In response, reader KellyR posted a comment that begins:

I was surprised to see this post. I would consider these old arguments to be harmful rhetoric and should be placed as such under that portion of your website. The paper referenced above only harms the family planning/reproductive health movement now that we’ve moved on.

“Now that we’ve moved on?” On the one hand, there’s some amount of credit due to self-styled “pro-choice” advocates when they recognize the historical connection between racism, eugenics, and population control. (As an aside: The aforementioned Tyler LePard claimed that the “(not so subtle) undertones” of the presentations at last month’s CINTA conference — demographer Andrew Pollard‘s in particular — “were anti-immigration, racist, and sexist.” These accusations are hopelessly off the mark, of course, but don’t take my word for it. Listen to his whole talk and judge for yourself.) But to suggest that the so-called pro-choice movement has readily acknowledged the dark history of population control and “moved on” is ridiculous. Exhibit A: the nation’s largest abortion provider, Planned Parenthood, which still, to this day, refuses to come clean about the beliefs of its founder, Margaret Sanger. (For background, LEARN has an excellent article titled “The Truth About Margaret Sanger” here.) There are any number of examples that could be used to illustrate Planned Parenthood’s rewriting of history about the woman it praises as having gained “worldwide renown, respect, and admiration” for founding the American birth control movement. The same page on Planned Parenthood’s website also notes, for example, that Sanger:

always believed that reproductive decisions should be made on an individual and not a social or cultural basis, and she consistently and firmly repudiated any racial application of eugenics principles. For example, Sanger vocally opposed the racial stereotyping that effected passage of the Immigration Act of 1924, on the grounds that intelligence and other inherited traits vary by individual and not by group.

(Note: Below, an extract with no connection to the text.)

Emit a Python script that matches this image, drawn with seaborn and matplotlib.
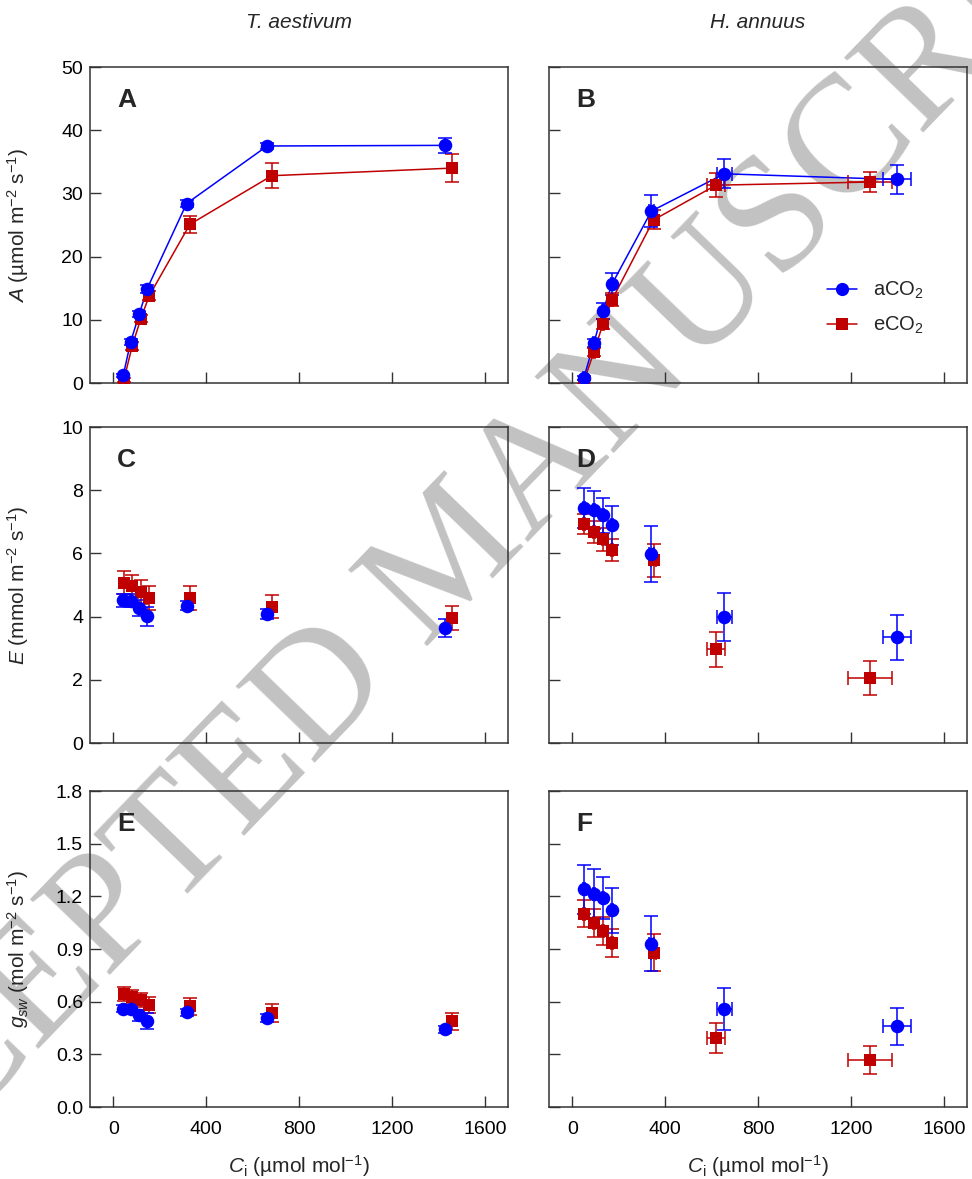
import matplotlib
matplotlib.use("Agg")
import matplotlib.pyplot as plt
from matplotlib.lines import Line2D
import seaborn as sns

# ---------------- data ----------------
# T. aestivum
ta_ci_a = [43, 75, 112, 146, 316, 663, 1428]
ta_ci_e = [46, 82, 119, 155, 330, 683, 1458]
ta_A_a = [1.2, 6.5, 10.9, 14.9, 28.4, 37.5, 37.6]
ta_A_e = [0.5, 5.9, 10.2, 13.8, 25.1, 32.8, 34.0]
ta_A_a_err = [0.3, 0.5, 0.5, 0.6, 0.6, 0.5, 1.2]
ta_A_e_err = [0.3, 0.6, 0.6, 0.7, 1.4, 2.0, 2.2]
ta_E_a = [4.51, 4.50, 4.28, 4.01, 4.35, 4.08, 3.64]
ta_E_e = [5.07, 4.96, 4.78, 4.58, 4.59, 4.31, 3.96]
ta_E_a_err = [0.2, 0.2, 0.25, 0.3, 0.15, 0.15, 0.27]
ta_E_e_err = [0.37, 0.37, 0.37, 0.38, 0.37, 0.37, 0.38]
ta_g_a = [0.560, 0.556, 0.522, 0.490, 0.539, 0.507, 0.442]
ta_g_e = [0.642, 0.627, 0.611, 0.579, 0.573, 0.537, 0.488]
ta_g_a_err = [0.02, 0.02, 0.03, 0.045, 0.02, 0.02, 0.02]
ta_g_e_err = [0.04, 0.04, 0.04, 0.045, 0.05, 0.05, 0.05]

# H. annuus
ha_ci_a = [50, 93, 132, 172, 341, 655, 1400]
ha_ci_e = [50, 93, 133, 172, 350, 619, 1284]
ha_ci_a_err = [5, 5, 5, 5, 10, 32, 60]
ha_ci_e_err = [5, 5, 5, 5, 10, 40, 95]
ha_A_a = [0.8, 6.3, 11.4, 15.7, 27.2, 33.1, 32.2]
ha_A_e = [0.2, 4.9, 9.4, 13.2, 25.8, 31.3, 31.8]
ha_A_a_err = [0.3, 0.6, 1.3, 1.7, 2.5, 2.3, 2.3]
ha_A_e_err = [0.3, 0.6, 0.8, 1.0, 1.5, 1.9, 1.6]
ha_E_a = [7.44, 7.36, 7.21, 6.89, 5.98, 4.00, 3.35]
ha_E_e = [6.93, 6.68, 6.44, 6.10, 5.78, 2.96, 2.06]
ha_E_a_err = [0.64, 0.60, 0.55, 0.62, 0.89, 0.76, 0.71]
ha_E_e_err = [0.33, 0.35, 0.37, 0.34, 0.52, 0.55, 0.53]
ha_g_a = [1.240, 1.215, 1.190, 1.120, 0.930, 0.560, 0.459]
ha_g_e = [1.101, 1.048, 1.000, 0.934, 0.879, 0.393, 0.266]
ha_g_a_err = [0.14, 0.14, 0.12, 0.13, 0.156, 0.12, 0.107]
ha_g_e_err = [0.078, 0.08, 0.08, 0.08, 0.106, 0.085, 0.079]

series_labels = ["aCO$_2$", "eCO$_2$"]
species = ["T. aestivum", "H. annuus"]
panel_letters = ["A", "B", "C", "D", "E", "F"]
x_ticks = [0, 400, 800, 1200, 1600]
A_ticks = [0, 10, 20, 30, 40, 50]
E_ticks = [0, 2, 4, 6, 8, 10]
g_ticks = [0.0, 0.3, 0.6, 0.9, 1.2, 1.5, 1.8]
watermark = "ACCEPTED MANUSCRIPT"

BLUE = "#0000FF"
RED = "#C00000"

# ---------------- style ----------------
sns.set_style("ticks")
plt.rcParams["font.family"] = ["Liberation Sans", "DejaVu Sans"]
plt.rcParams["mathtext.fontset"] = "custom"
plt.rcParams["mathtext.rm"] = "Liberation Sans"
plt.rcParams["mathtext.it"] = "Liberation Sans:italic"
plt.rcParams["mathtext.bf"] = "Liberation Sans:bold"

fig = plt.figure(figsize=(9.72, 11.79), dpi=100)
W, H = 972, 1179


def axes_at(x0, y0, x1, y1):
    return fig.add_axes([x0 / W, 1 - y1 / H, (x1 - x0) / W, (y1 - y0) / H])


col_x = [(90, 508), (549, 967)]
row_y = [(67, 383), (427, 743), (791, 1107)]

# watermark (behind everything)
fig.text(455 / W, 1 - 560 / H, watermark, rotation=46,
         rotation_mode="anchor", ha="center", va="center",
         fontsize=120, color="#c2c2c2", family="Liberation Serif", zorder=-1)

rows = [
    dict(ta=(ta_A_a, ta_A_e, ta_A_a_err, ta_A_e_err),
         ha=(ha_A_a, ha_A_e, ha_A_a_err, ha_A_e_err),
         lim=(0, 50), ticks=A_ticks, fmt="{:.0f}",
         label=r"$\it{A}$ (µmol m$^{-2}$ s$^{-1}$)", lines=True),
    dict(ta=(ta_E_a, ta_E_e, ta_E_a_err, ta_E_e_err),
         ha=(ha_E_a, ha_E_e, ha_E_a_err, ha_E_e_err),
         lim=(0, 10), ticks=E_ticks, fmt="{:.0f}",
         label=r"$\it{E}$ (mmol m$^{-2}$ s$^{-1}$)", lines=False),
    dict(ta=(ta_g_a, ta_g_e, ta_g_a_err, ta_g_e_err),
         ha=(ha_g_a, ha_g_e, ha_g_a_err, ha_g_e_err),
         lim=(0, 1.8), ticks=g_ticks, fmt="{:.1f}",
         label=r"$\it{g}_{\it{sw}}$ (mol m$^{-2}$ s$^{-1}$)", lines=False),
]

k = 0
for r, row in enumerate(rows):
    for c in range(2):
        ax = axes_at(col_x[c][0], row_y[r][0], col_x[c][1], row_y[r][1])
        ax.set_facecolor("none")
        if c == 0:
            xa, xe = ta_ci_a, ta_ci_e
            xa_err, xe_err = None, None
            ya, ye, ya_err, ye_err = row["ta"]
        else:
            xa, xe = ha_ci_a, ha_ci_e
            xa_err, xe_err = ha_ci_a_err, ha_ci_e_err
            ya, ye, ya_err, ye_err = row["ha"]

        for x, y, yerr, xerr, col, mk, ms in [
            (xe, ye, ye_err, xe_err, RED, "s", 80),
            (xa, ya, ya_err, xa_err, BLUE, "o", 95),
        ]:
            if row["lines"]:
                sns.lineplot(x=x, y=y, ax=ax, sort=False, estimator=None,
                             color=col, linewidth=1.1, zorder=2)
            ax.errorbar(x, y, yerr=yerr, xerr=xerr, fmt="none", ecolor=col,
                        elinewidth=1.1, capsize=4.7, capthick=1.1, zorder=3)
            sns.scatterplot(x=x, y=y, ax=ax, color=col, marker=mk, s=ms,
                            linewidth=0, zorder=4)

        ax.set_xlim(-100, 1700)
        ax.set_ylim(*row["lim"])
        ax.set_xticks(x_ticks)
        ax.set_yticks(row["ticks"])
        for s in ax.spines.values():
            s.set_visible(True)
            s.set_linewidth(1.1)
            s.set_color("#333333")
        ax.tick_params(axis="both", direction="in", length=7.7, width=1.0,
                       color="#333333", labelsize=14, labelcolor="black")
        ax.tick_params(axis="x", pad=10)
        ax.tick_params(axis="y", pad=5)
        if r < 2:
            ax.set_xticklabels([])
        else:
            ax.set_xticklabels([str(t) for t in x_ticks])
            ax.set_xlabel(r"$\it{C}_{\rm i}$ (µmol mol$^{-1}$)", fontsize=15)
            ax.xaxis.set_label_coords(0.5, -0.145)
        if c == 0:
            ax.set_yticklabels([row["fmt"].format(t) for t in row["ticks"]])
            ax.set_ylabel(row["label"], fontsize=15)
            ax.yaxis.set_label_coords(-0.14, 0.5)
        else:
            ax.set_yticklabels([])
            ax.set_ylabel("")
        ax.text(0.065, 0.935, panel_letters[k], transform=ax.transAxes,
                ha="left", va="top", fontsize=19, fontweight="bold")
        if r == 0 and c == 1:
            handles = [
                Line2D([], [], color=BLUE, marker="o", markersize=9.5,
                       markeredgewidth=0, linewidth=1.1),
                Line2D([], [], color=RED, marker="s", markersize=9,
                       markeredgewidth=0, linewidth=1.1),
            ]
            ax.legend(handles, series_labels, loc="upper left",
                      bbox_to_anchor=(0.665, 0.327), frameon=False,
                      fontsize=14.5, handlelength=1.5, handletextpad=0.8,
                      labelspacing=0.7, borderpad=0, borderaxespad=0)
        k += 1

for c, name in enumerate(species):
    fig.text((col_x[c][0] + col_x[c][1]) / 2 / W, 1 - 22 / H, name,
             ha="center", va="center", fontsize=15, style="italic")

fig.savefig("out.png", dpi=100)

Oh? It would seem that those at Planned Parenthood today have never heard of — much less read — Sanger’s “Plan for Peace”, published in the April 1932 edition of Birth Control Review, in which she proposed the creation of a “Population Congress”, one of whose goals would be:

to keep the doors of immigration closed to the entrance of certain aliens whose condition is known to be detrimental to the stamina of the race, such as feebleminded, idiots, morons, insane, syphilitic, epileptic, criminal, professional prostitutes, and others in this class barred by the immigration laws of 1924 [emphasis added].

The pro-abortion movement of the early 21st century is the direct descendant of the birth control/population control movement of the early 20th century. Considering KellyR’s comment cited above — that it “harms” the abortion rights movement when the dark history of the population control movement is mentioned — we as pro-lifers must not stop talking about it. It is inevitable that the widespread availability of contraception will lead to coercive population control. As a very wise man said in 1968:

Finally, careful consideration should be given to the danger of [contraception] passing into the hands of those public authorities who care little for the precepts of the moral law. Who will blame a government which in its attempt to resolve the problems affecting an entire country resorts to the same measures as are regarded as lawful by married people in the solution of a particular family difficulty? Who will prevent public authorities from favoring those contraceptive methods which they consider more effective? Should they regard this as necessary, they may even impose their use on everyone…

You can “rethink overpopulation” until the cows come home, but until you recognize that abortion and contraception are the problem (and, indeed, that there is no such thing as overpopulation — as Blessed Mother Teresa once said, “How can you say there are too many children? That’s like saying there are too many flowers”), you’re wasting your time.